The second-in-command for Maricopa County Superior Court’s criminal division denied a request Wednesday morning that he recuse himself from all cases involving the Maricopa County Attorney’s Office.
The hearing followed a motion filed Tuesday afternoon by Dennis Wilenchik, a private attorney contracted by the county attorney’s office. Wilenchik wrote that Judge Timothy Ryan “has demonstrated a persistent pattern of conduct that indicates bias and prejudice against the Maricopa County Attorney and multiple prosecutors in that office.”
Wilenchik cited two instances in which Ryan chastised deputy county attorneys for not showing up for court dates. He also faulted Ryan for releasing a handful of potential illegal immigrants from custody.

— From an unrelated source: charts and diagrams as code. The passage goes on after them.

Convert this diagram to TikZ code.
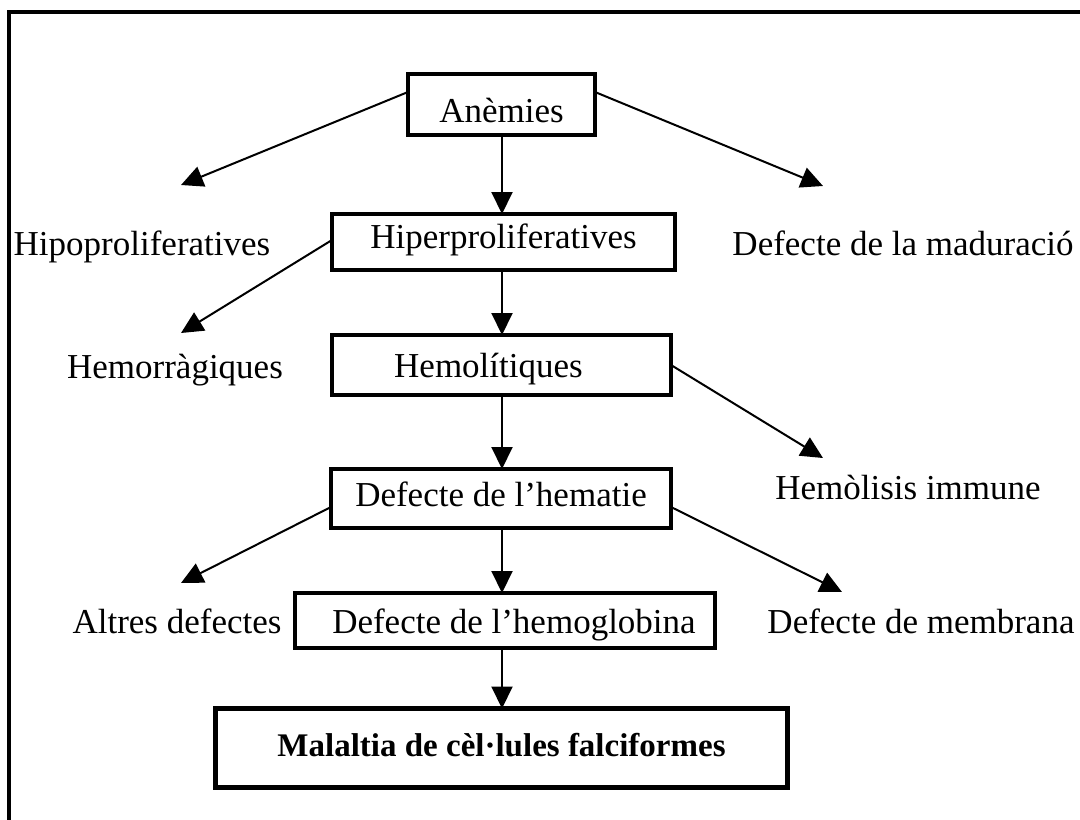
\documentclass[tikz,border=0pt]{standalone}
\usepackage{fontspec}
\setmainfont{Liberation Serif}
\usetikzlibrary{arrows.meta}

\tikzset{
  box/.style={draw, line width=4pt, inner sep=0pt, outer sep=0pt, align=center,
              text height=25pt, text depth=10pt,
              font=\fontsize{35}{40}\selectfont},
  plain/.style={anchor=base, inner sep=0pt, font=\fontsize{35}{40}\selectfont},
  link/.style={line width=2pt, -{Triangle[length=22pt, width=21pt]}},
  frame/.style={line width=4pt}
}

\begin{document}
\begin{tikzpicture}[x=1pt, y=-1pt]
  \useasboundingbox (0,0) rectangle (1080,820);
  \clip (0,0) rectangle (1080,820);

  % open frame: left and top sides only
  \coordinate (fbl) at (9,830);
  \coordinate (ftl) at (9,12);
  \coordinate (ftr) at (1090,12);
  \draw[frame] (fbl) -- (ftl) -- (ftr);

  % boxes of the main chain
  \node[box, minimum width=187pt, minimum height=61pt, text height=35pt, text depth=0pt]
    (anem) at (501.5,104.5) {Anèmies};
  \node[box, minimum width=343pt, minimum height=56pt, text height=22pt, text depth=10pt]
    (hiper) at (503.5,242) {Hiperproliferatives};
  \node[box, minimum width=339pt, minimum height=60pt, text height=30pt, text depth=5pt]
    (hemol) at (501.5,365) {Hemolítiques\hspace*{26pt}};
  \node[box, minimum width=340pt, minimum height=59pt]
    (hemat) at (501,498.5) {Defecte de l’hematie};
  \node[box, minimum width=420pt, minimum height=55pt, text height=30pt, text depth=5pt]
    (hemog) at (505,620.5) {\hspace*{18pt}Defecte de l’hemoglobina};
  \node[box, line width=5pt, minimum width=572pt, minimum height=79pt,
        text height=24pt, text depth=8pt,
        font=\fontsize{33}{38}\selectfont\bfseries] (falc) at (501.5,748) {Malaltia de cèl·lules falciformes};

  % side categories
  \node[plain] (hipo) at (142,255) {Hipoproliferatives};
  \node[plain] (madu) at (903,255) {Defecte de la maduració};
  \node[plain] (hemor) at (175,378) {Hemorràgiques};
  \node[plain] (immu) at (908,499) {Hemòlisis immune};
  \node[plain] (altr) at (177,633) {Altres defectes};
  \node[plain] (memb) at (921,633) {Defecte de membrana};

  % arrow tips of the side branches
  \coordinate (tHipo) at (181,185);
  \coordinate (tMadu) at (823,186);
  \coordinate (tHemor) at (181,333);
  \coordinate (tImmu) at (823,458);
  \coordinate (tAltr) at (181,583);
  \coordinate (tMemb) at (842,592);

  % side branches
  \draw[link] (anem.west |- 0,92) -- (tHipo);
  \draw[link] (anem.east |- 0,92) -- (tMadu);
  \draw[link] (hiper.west |- 0,240) -- (tHemor);
  \draw[link] (hemol.east |- 0,365) -- (tImmu);
  \draw[link] (hemat.west |- 0,507) -- (tAltr);
  \draw[link] (hemat.east |- 0,507) -- (tMemb);

  % main chain
  \draw[link] (anem.south -| 502,0) -- (hiper.north -| 502,0);
  \draw[link] (hiper.south -| 502,0) -- (hemol.north -| 502,0);
  \draw[link] (hemol.south -| 502,0) -- (hemat.north -| 502,0);
  \draw[link] (hemat.south -| 502,0) -- (hemog.north -| 502,0);
  \draw[link] (hemog.south -| 502,0) -- (falc.north -| 502,0);
\end{tikzpicture}
\end{document}
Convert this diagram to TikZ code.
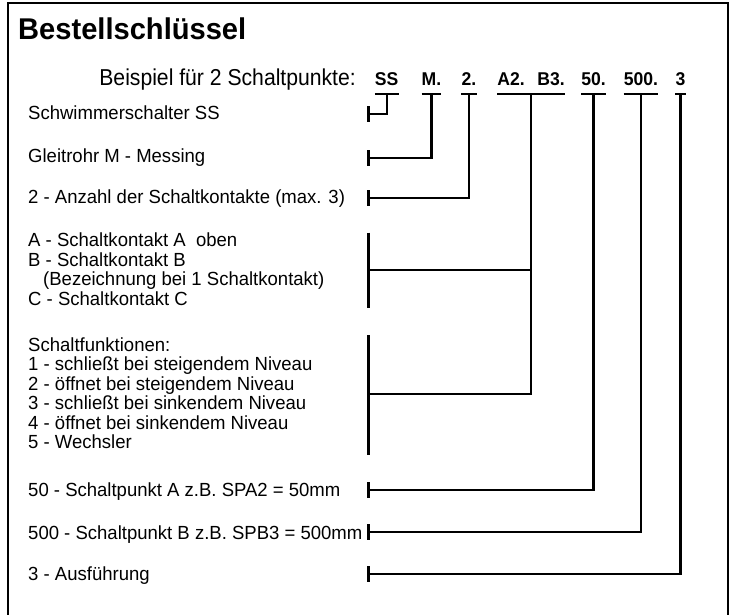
\documentclass[tikz,border=0pt]{standalone}
\usepackage{fontspec}
\setmainfont{Liberation Sans}
\newfontfamily\bodyf[FakeStretch=0.975]{Liberation Sans}
\newfontfamily\beif[FakeStretch=0.92]{Liberation Sans}
\newfontfamily\codef[FakeStretch=0.95]{Liberation Sans}
\newfontfamily\titlef[FakeStretch=0.97]{Liberation Sans}
\usetikzlibrary{calc}
\begin{document}
\begin{tikzpicture}[x=1pt,y=-1pt,
  body/.style={anchor=base west, inner sep=0pt, font=\bodyf\fontsize{19}{20}\selectfont},
  code/.style={anchor=base, inner sep=0pt, font=\codef\bfseries\fontsize{18.5}{20}\selectfont},
  conn/.style={line width=2.3pt},
  frame/.style={line width=1.3pt}]
\useasboundingbox (0,0) rectangle (734,615);
% frame
\draw[frame] (8,620) -- (8,3) -- (728,3) -- (728,620);
% title
\node[anchor=base west, inner sep=0pt, font=\titlef\bfseries\fontsize{30}{30}\selectfont] (title) at (18,40) {Bestellschlüssel};
\node[anchor=base east, inner sep=0pt, font=\beif\fontsize{23}{24}\selectfont] (bsp) at (356,86) {Beispiel für 2 Schaltpunkte:};
% code labels
\node[code] (kSS) at (386.7,86) {SS};
\node[code] (kM) at (431.5,86) {M.};
\node[code] (k2) at (469,86) {2.};
\node[code] (kA) at (511,86) {A2.};
\node[code] (kB) at (551,86) {B3.};
\node[code] (k50) at (593.5,86) {50.};
\node[code] (k500) at (641,86) {500.};
\node[code] (k3) at (680.5,86) {3};
% underlines
\foreach \k in {kSS,kM,k2,k50,k500,k3}
  \draw[conn] ([yshift=-8pt]\k.base west) -- ([yshift=-8pt]\k.base east);
\draw[conn] ([yshift=-8pt]kA.base west) -- ([yshift=-8pt]kB.base east);
% descriptions
\node[body] (dSS) at (28,120) {Schwimmerschalter SS};
\node[body] (dM) at (28,163) {Gleitrohr M - Messing};
\node[body] (d2) at (28,204) {2 - Anzahl der Schaltkontakte (max. 3)};
\node[body] (dA) at (28,246.5) {A - Schaltkontakt A\ \ oben};
\node[body] (dB) at (28,266) {B - Schaltkontakt B};
\node[body] (dBz) at (43,285.5) {(Bezeichnung bei 1 Schaltkontakt)};
\node[body] (dC) at (28,305) {C - Schaltkontakt C};
\node[body] (dF) at (28,351) {Schaltfunktionen:};
\node[body] (dF1) at (28,370.5) {1 - schließt bei steigendem Niveau};
\node[body] (dF2) at (28,390) {2 - öffnet bei steigendem Niveau};
\node[body] (dF3) at (28,409.5) {3 - schließt bei sinkendem Niveau};
\node[body] (dF4) at (28,429) {4 - öffnet bei sinkendem Niveau};
\node[body] (dF5) at (28,448.5) {5 - Wechsler};
\node[body] (d50) at (28,496.5) {50 - Schaltpunkt A z.B. SPA2 = 50mm};
\node[body] (d500) at (28,539) {500 - Schaltpunkt B z.B. SPB3 = 500mm};
\node[body] (d3) at (28,580.5) {3 - Ausführung};
% tick / junction coordinates
\coordinate (tSS) at (368.5,114.3);
\coordinate (tM) at (368.5,158.3);
\coordinate (t2) at (368.5,198.3);
\coordinate (tABC) at (368.5,270);
\coordinate (tABCtop) at (368.5,232.7);
\coordinate (tABCbot) at (368.5,308.3);
\coordinate (tF) at (368.5,394);
\coordinate (tFtop) at (368.5,335);
\coordinate (tFbot) at (368.5,455);
\coordinate (t50) at (368.5,490);
\coordinate (t500) at (368.5,532);
\coordinate (t3) at (368.5,574);
\coordinate (jAB) at ($(kA.base west)!.5!(kB.base east)+(0,8)$);
% connectors
\draw[conn] ([yshift=-8pt]kSS.base) |- (tSS);
\draw[conn] ([yshift=-8pt]kM.base) |- (tM);
\draw[conn] ([yshift=-8pt]k2.base) |- (t2);
\draw[conn] (jAB) |- (tF);
\draw[conn] (jAB |- tABC) -- (tABC);
\draw[conn] ([yshift=-8pt]k50.base) |- (t50);
\draw[conn] ([yshift=-8pt]k500.base) |- (t500);
\draw[conn] ([yshift=-8pt]k3.base) |- (t3);
% ticks and brackets
\foreach \t in {tSS,tM,t2,t50,t500,t3}
  \draw[conn] ([yshift=8pt]\t) -- ([yshift=-8pt]\t);
\draw[conn] (tABCtop) -- (tABCbot);
\draw[conn] (tFtop) -- (tFbot);
\end{tikzpicture}
\end{document}
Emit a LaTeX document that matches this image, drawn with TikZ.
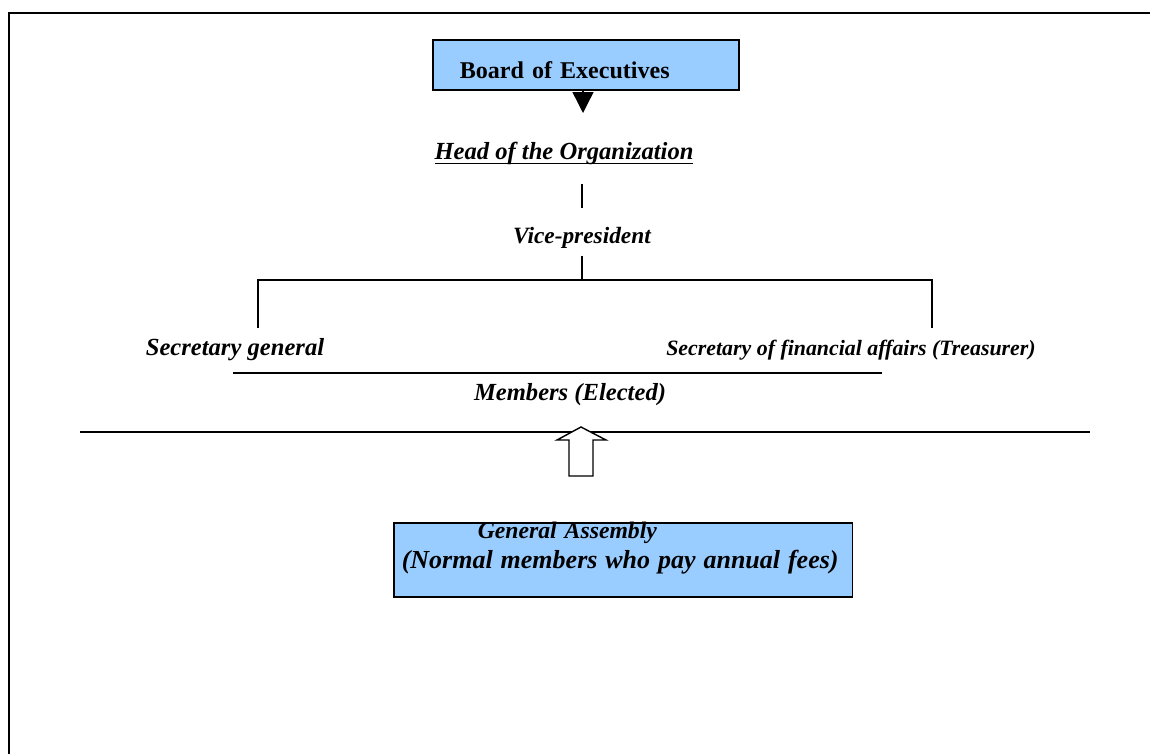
\documentclass[tikz,border=0pt]{standalone}
\usepackage{fontspec}
\setmainfont{Liberation Serif}
\usepackage{xcolor}
\usetikzlibrary{arrows.meta,positioning}
\definecolor{boxblue}{HTML}{99CCFF}
\newcommand{\ulbar}[1]{\setbox0\hbox{#1}\rlap{\rule[-3pt]{\wd0}{1pt}}\box0}

\begin{document}
\begin{tikzpicture}[x=0.02cm, y=-0.02cm, line width=0.8pt]
\tikzstyle{box}=[draw, fill=boxblue, line width=0.9pt, inner ysep=0, align=left, anchor=north west]
\tikzstyle{post}=[inner sep=0, anchor=base, font=\fontsize{14}{17}\selectfont\bfseries\itshape]
\useasboundingbox (0,0) rectangle (1150,754);
% open frame
\draw[line width=1.1pt] (9,754) -- (9,13) -- (1150,13);
% top of the tree
\node[box, minimum width=6.12cm, text width=5.04cm, inner xsep=0.54cm, text height=0.78cm, text depth=0.22cm,
  font=\fontsize{13.7}{17}\selectfont\bfseries] (board) at (432,39) {Board of Executives};
\node[post] (head) at (564,159) {\ulbar{Head of the Organization}};
\node[post, font=\fontsize{13.3}{17}\selectfont\bfseries\itshape] (vice) at (582,243) {Vice-president};
\node[post] (secgen) at (235,355) {Secretary general};
\node[post, font=\fontsize{12.45}{17}\selectfont\bfseries\itshape] (treas) at (851,355) {Secretary of financial affairs (Treasurer)};
\node[post] (members) at (570,400) {Members (Elected)};
\coordinate (tip) at (583,113);
\coordinate (fork) at (582,280);
\coordinate (legL) at (258,328);
\coordinate (legR) at (932,328);
\draw[-{Triangle[width=0.42cm,length=0.42cm]}] (board.south -| tip) -- (tip);
\draw ([yshift=-0.38cm]head.south -| vice.north) -- ([yshift=0.36cm]vice.north);
\draw ([yshift=-0.14cm]vice.south) -- (fork);
\draw (legL) |- (fork) -| (legR);
% separators
\coordinate (sepA) at (233,373);
\coordinate (sepB) at (882,373);
\coordinate (sepC) at (80,432);
\coordinate (sepD) at (1090,432);
\draw (sepA) -- (sepB);
\draw (sepC) -- (sepD);
% general assembly
\node[box, text width=8.86cm, inner xsep=0.16cm, text height=0.32cm, text depth=1.16cm,
  font=\fontsize{13.5}{17}\selectfont\bfseries\itshape] (ga) at (393,522)
  {\hspace*{1.52cm}General Assembly\\{\fontsize{14.8}{17}\selectfont(Normal members who pay annual fees)}};
\coordinate (up) at (581,476);
\draw[fill=white] (up) ++(-12,0) -- ++(0,-36) -- ++(-12,0) -- (581,427) -- ++(25,13) -- ++(-13,0) -- ++(0,36) -- cycle;
\end{tikzpicture}
\end{document}
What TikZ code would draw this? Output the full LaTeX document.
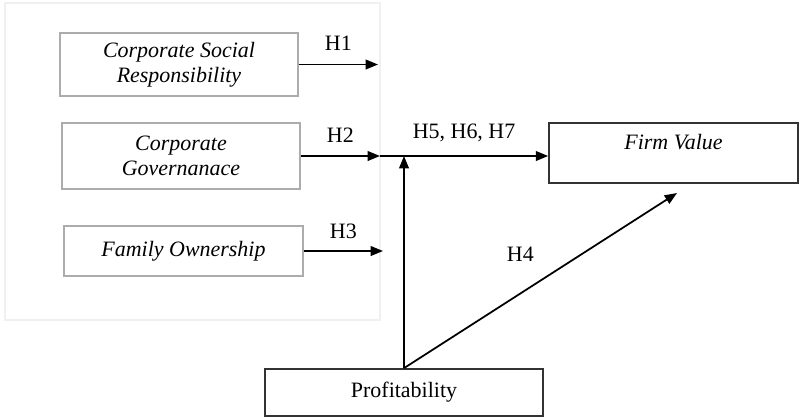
\documentclass[tikz,border=0pt]{standalone}
\usepackage{fontspec}
\setmainfont{Liberation Serif}
\usetikzlibrary{arrows.meta}

\begin{document}
\begin{tikzpicture} [x=0.02cm, y=-0.02cm,
 every node/.style = {font=\fontsize{12.5}{14.5}\selectfont, align=center},
 varbox/.style = {shape=rectangle, draw=gray!65, line width=0.8pt, font=\fontsize{12.5}{14.5}\selectfont\itshape},
 mainbox/.style = {shape=rectangle, draw=black!80, line width=1pt},
 arr/.style = {line width=1pt, -{Triangle[length=7pt, width=5.5pt]}}]
 \useasboundingbox (0,0) rectangle (800,417);
 % left panel
 \draw [gray!12, line width=0.6pt] (5,3) rectangle (380,320);

 \node (csr)[varbox, minimum width=4.76cm, minimum height=1.26cm] at (179,64.5) {Corporate Social\\Responsibility};
 \node (gov)[varbox, minimum width=4.76cm, minimum height=1.32cm] at (181,156) {Corporate\\Governanace};
 \node (fam)[varbox, minimum width=4.78cm, minimum height=1.0cm] at (183.5,251) {Family Ownership};
 \node (value)[mainbox, font=\fontsize{12.5}{14.5}\selectfont\itshape, minimum width=4.98cm, minimum height=1.2cm,
  text height=9pt, text depth=13pt] at (673.5,153) {Firm Value};
 \node (profit)[mainbox, minimum width=5.56cm, minimum height=0.94cm] at (404,392.5) {Profitability};

 \coordinate (h1end) at (378,64.5);
 \coordinate (j) at (380,156);
 \coordinate (h3end) at (383,251);
 \coordinate (h4end) at (677,193);

 \draw [arr] (csr) -- (h1end) node[midway, above=4pt] {H1};
 \draw [arr] (gov) -- (j) node[midway, above=4pt] {H2};
 \draw [arr] (fam) -- (h3end) node[midway, above=3pt] {H3};
 \draw [arr] (j) -- (j -| value.west) node[midway, above=4pt] {H5, H6, H7};
 \draw [arr] (profit.north) -- (profit.north |- j);
 \draw [arr] (profit.north) -- (h4end) node[midway, above left, yshift=7pt] {H4};
\end{tikzpicture}
\end{document}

According to Proposition 100, defendants who are probably in the country illegally and who have likely committed certain felonies aren’t eligible to post bond for their release while they await trial.
Public defender Robert McWhirter submitted a brief to the court Wednesday morning challenging Wilenchik’s motion. McWhirter wrote that Ryan is “perceived by most practicing lawyers as fair and measured in (his) rulings.”
During the Wednesday morning hearing, Ryan prevented Wilenchik from expounding on the motion, choosing instead to use the time to grill him on the factual basis for the motion.
Wilenchik repeatedly told the judge he was not prepared to detail the instances of bias he included in his motion because he hadn’t been present when they were committed and hadn’t reviewed the transcripts of the proceedings. He had, however, interviewed the deputy county attorneys involved, he said.
Wilenchik said he will file a similar motion regarding Ryan with Judge Thomas O’Toole by tonight. O’Toole will consider whether Wilenchik’s arguments have merit and whether they would be better handled by an out-of-county judge.
Ryan was named associate presiding criminal division judge in April. He entered the position as County Attorney Andrew Thomas began vigorously accusing the court of failing to enforce Proposition 100.
Ryan spent five years as a public defender, three years as a county prosecutor and 10 years in private practice before he was appointed to the bench in 2005 by Gov. Janet Napolitano.